Troisième poste : les retraites (retour à 60 ans pour les travailleurs ayant commencé tôt)… dont on ne peut dire, comme l’affirme Valérie Pécresse, qu’elles ne sont «pas financées». Primo, parce que le gouvernement a toujours été clair sur le financement de la mesure, par une hausse des cotisations salariales et patronales. Deuzio, parce qu’il semble que le fruit de la hausse de cotisations décidée (même déjà revue à la baisse) devrait être supérieur au coût de la mesure. Ainsi, selon la Caisse nationale d’assurance vieillesse, les départs à 60 ans, qui ne concerneraient en fait que 60 000 personnes contre 150 000 évoquées, coûteront au maximum 1,7 milliard en 2017, alors que les cotisations en plus rapporteront 2,8 milliards à cette date. Sur le quinquennat, la hausse rapporterait plus de 10 milliards au régime général… près de deux fois le coût de la mesure(5,3 milliards).

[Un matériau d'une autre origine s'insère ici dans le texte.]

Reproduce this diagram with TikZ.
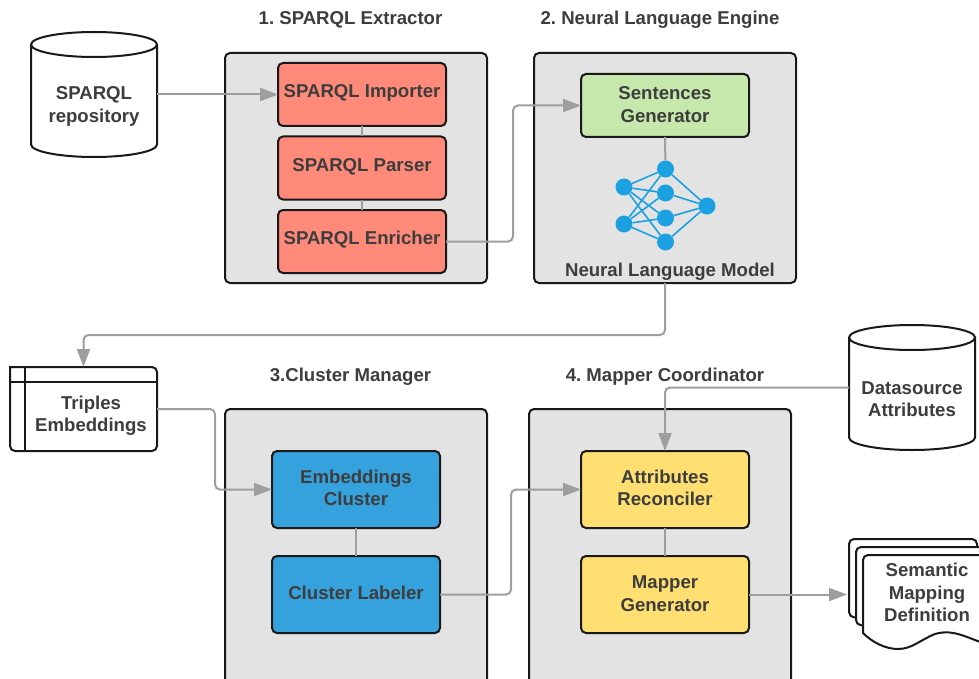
\documentclass[tikz,border=0pt]{standalone}
\usepackage{fontspec}
\setmainfont{Liberation Sans}
\usetikzlibrary{shapes.geometric,arrows.meta,calc}
\definecolor{txt}{HTML}{3D3D3D}
\definecolor{conn}{HTML}{9E9E9E}
\definecolor{panel}{HTML}{E3E3E3}
\definecolor{redb}{HTML}{FF8A7A}
\definecolor{greenb}{HTML}{C7E8AC}
\definecolor{blueb}{HTML}{36A2DD}
\definecolor{yellowb}{HTML}{FFDF71}
\definecolor{nn}{HTML}{1BA1E2}
\tikzset{
  lab/.style={font=\frenchspacing\bfseries\fontsize{18.6}{22.4}\selectfont,text=txt,align=center,inner sep=0pt,outer sep=0pt},
  panelbox/.style={draw=black!90,line width=2pt,fill=panel,rounded corners=5pt,minimum width=262pt,inner sep=0pt,outer sep=0pt,anchor=north west},
  procbox/.style={lab,draw=black!90,line width=2pt,rounded corners=5pt,minimum width=168pt,anchor=north west},
  cylarea/.style={inner sep=0pt,outer sep=0pt,minimum width=126pt,minimum height=125pt,anchor=north},
  link/.style={draw=conn,line width=2pt,rounded corners=5pt},
  arrowlink/.style={link,-{Triangle[length=18pt,width=13pt,fill=conn]}},
  plainlink/.style={draw=conn,line width=2pt},
  neuron/.style={circle,fill=nn,minimum size=17pt,inner sep=0pt},
  synapse/.style={draw=nn,line width=1.6pt},
  sheet/.style={draw=black!90,line width=2pt,fill=white},
}
% cylinder outline round a named area
\newcommand{\cylout}[1]{%
  \draw[sheet] ($(#1.north west)+(0,12.5)$) -- ($(#1.south west)+(0,-12.5)$)
    arc[start angle=180,end angle=0,x radius=63,y radius=12.5]
    -- ($(#1.north east)+(0,12.5)$)
    arc[start angle=0,end angle=-180,x radius=63,y radius=12.5]
    arc[start angle=180,end angle=0,x radius=63,y radius=12.5];}
\begin{document}
\begin{tikzpicture}[x=1pt,y=-1pt]
\clip (0,0) rectangle (979,679);
% panels
\node[panelbox,minimum height=230pt] (p1) at (225,53) {};
\node[panelbox,minimum height=230pt] (p2) at (534,53) {};
\node[panelbox,minimum height=285pt] (p3) at (225,409) {};
\node[panelbox,minimum height=285pt] (p4) at (529,409) {};
% titles
\node[lab] (t1) at (350.5,20) {1. SPARQL Extractor};
\node[lab] (t2) at (660,20) {2. Neural Language Engine};
\node[lab] (t3) at (350.5,377) {3.Cluster Manager};
\node[lab] (t4) at (665,377) {4. Mapper Coordinator};
\node[lab] (nlm) at (670,272) {Neural Language Model};
% stores
\node[cylarea] (repo) at (94,32) {};
\cylout{repo}
\node[lab] (repot) at (94,106.5) {SPARQL\\repository};
\node[cylarea] (dsa) at (912,325) {};
\cylout{dsa}
\node[lab] (dsat) at (912,399) {Datasource\\Attributes};
% process boxes
\node[procbox,fill=redb,minimum height=63pt,label={[lab,yshift=2pt]center:SPARQL Importer}] (imp) at (278,63) {};
\node[procbox,fill=redb,minimum height=63pt,label={[lab,yshift=1pt]center:SPARQL Parser}] (par) at (278,136.5) {};
\node[procbox,fill=redb,minimum height=63pt,label={[lab,yshift=2pt]center:SPARQL Enricher}] (enr) at (278,210) {};
\node[procbox,fill=greenb,minimum height=63pt,label={[lab,yshift=1pt]center:Sentences\\Generator}] (sen) at (581,74) {};
\node[procbox,fill=blueb,minimum height=77pt,label={[lab,yshift=1.5pt]center:Embeddings\\Cluster}] (emb) at (272,451) {};
\node[procbox,fill=blueb,minimum height=77pt,label={[lab,yshift=2pt]center:Cluster Labeler}] (lbl) at (272,556) {};
\node[procbox,fill=yellowb,minimum height=77pt,label={[lab,yshift=1.5pt]center:Attributes\\Reconciler}] (att) at (581,451) {};
\node[procbox,fill=yellowb,minimum height=77pt,label={[lab,yshift=1pt]center:Mapper\\Generator}] (map) at (581,556) {};
% internal storage
\node[lab,draw=none,minimum width=147pt,minimum height=84pt,anchor=north west] (tri) at (10,367) {};
\draw[sheet] (10,367) -- (152,367) arc[start angle=-90,end angle=0,radius=5] -- (157,446) arc[start angle=0,end angle=90,radius=5] -- (15,451) arc[start angle=90,end angle=180,radius=5] -- cycle;
\draw[sheet] (10,381.5) -- (157,381.5) (25,367) -- (25,451);
\node[lab] (trit) at (91,415.5) {Triples\\Embeddings};
% document stack
\draw[sheet,rounded corners=5pt] (849,617) -- (849,539) -- (977,539) -- (977,600) -- (960,625) -- cycle;
\draw[sheet,rounded corners=5pt] (856,625) -- (856,547) -- (990,547) -- (990,620) -- (960,630) -- cycle;
\draw[sheet] (863,633) -- (863,560) arc[start angle=180,end angle=270,radius=5] -- (990,555) -- (990,645) .. controls (970,640) and (955,628) .. (935,634) .. controls (920,640) and (912,649) .. (898,649) .. controls (885,649) and (872,642) .. (863,633) -- cycle;
\node[lab] (doc) at (927,592.5) {Semantic\\Mapping\\Definition};
\coordinate (docx) at (847,0);
% neural net
\foreach \n/\x/\y in {a/624/187,b/624/224,c/665.5/169,d/665.5/193,e/665.5/218,f/665.5/242,g/707/206}
  \node[neuron] (\n) at (\x,\y) {};
\foreach \u in {a,b}\foreach \v in {c,d,e,f}\draw[synapse] (\u) -- (\v);
\foreach \v in {c,d,e,f}\draw[synapse] (\v) -- (g);
% connectors
\draw[arrowlink] (repo.east |- imp.west) -- (imp.west);
\draw[plainlink] (imp) -- (par);
\draw[plainlink] (par) -- (enr);
\draw[plainlink] (emb) -- (lbl);
\draw[plainlink] (att) -- (map);
\draw[plainlink] (sen.south) -- (c);
\coordinate (k1) at (513,0);
\coordinate (k2) at (0,335);
\coordinate (k3) at (215,0);
\coordinate (k4) at (511,0);
\draw[arrowlink] (enr.east) -- (enr.east -| k1) -- (sen.west -| k1) -- (sen.west);
\draw[arrowlink] (p2.south -| sen.south) -- (sen.south |- k2) -- (k2 -| tri.north) -- (tri.north);
\draw[arrowlink] (tri.east) -- (tri.east -| k3) -- (emb.west -| k3) -- (emb.west);
\draw[arrowlink] (lbl.east) -- (lbl.east -| k4) -- (att.west -| k4) -- (att.west);
\draw[arrowlink] (dsa.west) -- (dsa.west -| att.north) -- (att.north);
\draw[arrowlink] (map.east) -- (map.east -| docx);
\end{tikzpicture}
\end{document}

Dernière dépense : l’allocation de rentrée scolaire, revalorisée dès la rentrée prochaine de plus de 70 euros par enfant. Coût supplémentaire : 372 millions par an. Là encore, prétendre que la mesure n’est pas financée est étrange, alors qu’on sait depuis la campagne qu’elle va l’être par une réforme du quotient familial (baisse du plafond de l’abattement à 2 000 euros) qui touchera les familles les plus aisées. Ce qui a été encore confirmé fin mai par Marisol Touraine, la ministre des Affaires sociales et de la Santé. Le gain de la baisse du plafond de l’abattement a été estimé à environ 400 millions…

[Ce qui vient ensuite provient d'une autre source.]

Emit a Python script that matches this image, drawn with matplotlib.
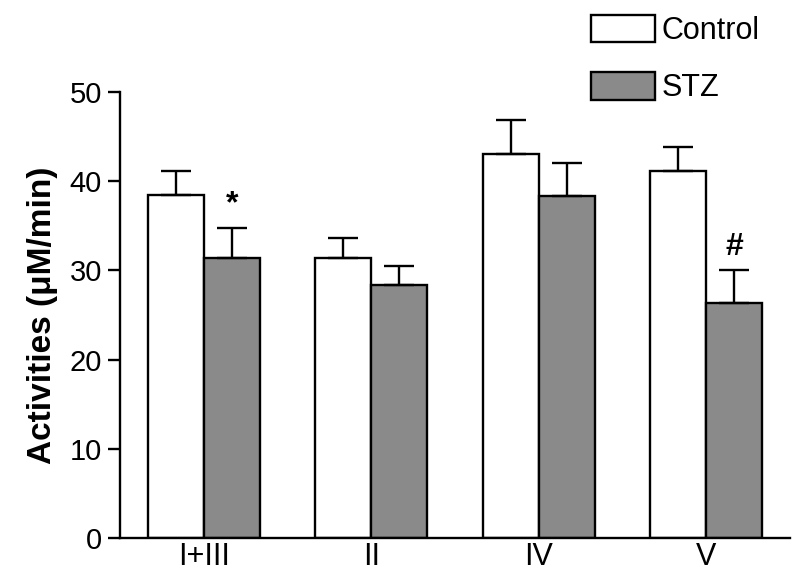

Il faut donc vraiment avoir une conception très large de la notion de dépenses nouvelles et mettre les curseurs au maximum pour s’approcher du chiffre annoncé… Qui ne correspond pas, pour beaucoup, à des dépenses «non financées».

(1) 700 millions liés à la compensation des exonérations de cotisation et 300 millions pesant sur la masse salariale des fonctions publiques.